Speaker: Riki Saltzman, Executive Director, Oregon Folklife Network
PR and Marketing Strategies for Greater Impact
Just because you have an event doesn’t mean people will come! Are you covering all the PR databases – just how far out are you marketing your event? Are you using radio, TV, print, magazines, Facebook, Twitter? What other elements do you use? Posters, flyers, banners, payroll stuffers? With great PR you quadruple your attendance, make sponsors happy and, oh yes, make your retailers happy!
Speaker: Sylvia Allen, Allen Consulting
Track 3: You!
Bad Boards: How to Kick 10 Terrible Habits
Do you serve on or staff a board that behaves badly? Sometimes the best intentioned boards get caught up in bad habits that reduce their effectiveness – or worse. This interactive session will explore at least ten common bad board behaviors, as well as solutions to overcome the bad habits that nonprofit boards fall into. We’ll also take a quick look at the responsibilities and duties of the nonprofit board, and discuss effective ways to get a dysfunctional board back on a positive path. Questions welcome!
Speaker: Stephanie Redman, Oregon Parks and Recreation Association
Downtown 2.0: Social Media Marketing Strategies for your Main Street
Social media is an invaluable tool when used effectively – most of us dabble in it with our personal lives but struggle to take that next step and engage on an organizational level. Not only can these online mediums successfully promote special events, highlight local businesses, and tell locals about what’s happening but they connect you with travelers from outside the area. This presentation will add social media tools to your marketing and outreach toolkit including best practices and content creation strategies for Facebook, Twitter, Pinterest, Instagram, and more. Come with a laptop, mobile device and/or notepad as well as with any questions you have to this interactive session.

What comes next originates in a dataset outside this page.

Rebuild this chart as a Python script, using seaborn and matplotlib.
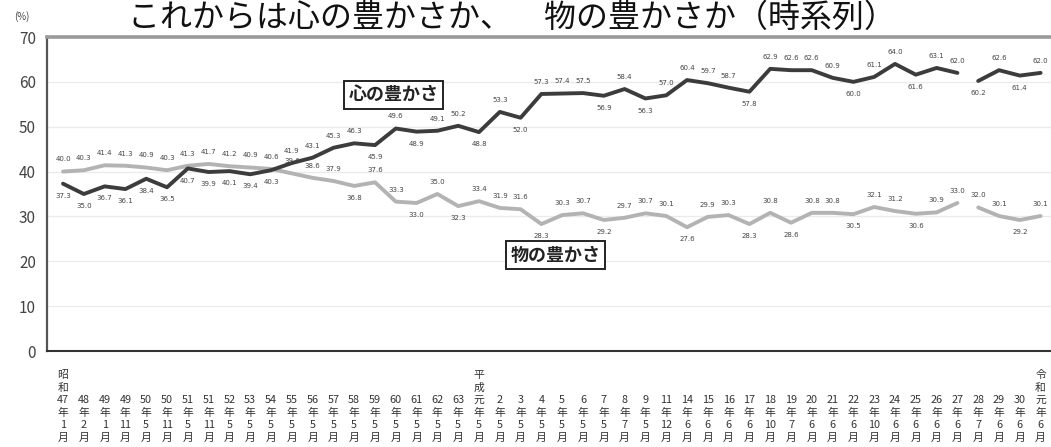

Speaker: Alexa Carey, Rural Development Initiatives
Master Sponsorship
If you caught Sylvia Allen at our Network Meeting, you know she is a speaker you won’t want to miss! In this session, Sylvia will review the 12 Steps for Successful Sponsorship Sales and then focus on trends in sponsorship, what sponsors want, and how to endear yourself to your sponsors. You will also learn tips and techniques to be a successful salesperson.
Speaker: Sylvia Allen, Allen Consulting
Creating and Using Action-Oriented Workplans
Work plans are tools that no program should be without! Effective work plans save time, money, and headaches for your board of directors, committees, and staff. Take a look at the who, what, when, where, and why of work plan development. This session will convince you that a user-friendly work plan can be your greatest asset.
Speaker: Sara Wittenberg, Alberta Main Street
Perspectives and Psychographics of a Manager’s Life
Take a unique look at the life of a Main Street Manager. By using comics, paper dolls, and puzzles, this session should help you put your role in perspective. Take a light-hearted look at everyday occurrences, and you’ll get a sneak peak at qualities of the ideal manager. Downtown stakeholders come in all shapes and sizes, and it takes each one to make the downtown go around. Get ideas on how to maintain your equilibrium while facilitating progress. Come to grips with living in a 360 degree world and dealing with many different opinions about how you handle each situation. This session is designed to help put obstacles and opinions in perspective and provide comfort that you are not alone.
Speaker: Donna Dow, Denison Main Street (TX)
"The Art of Engagement" - Effective Marketing Strategies for Your Downtown
In this session, participants will learn how to implement a model for consistent and effective marketing throughout all communication channels to engage your target audience. Developing an integrated marketing strategy includes brand identity,identity standards, and use of targeted communications and content engagement.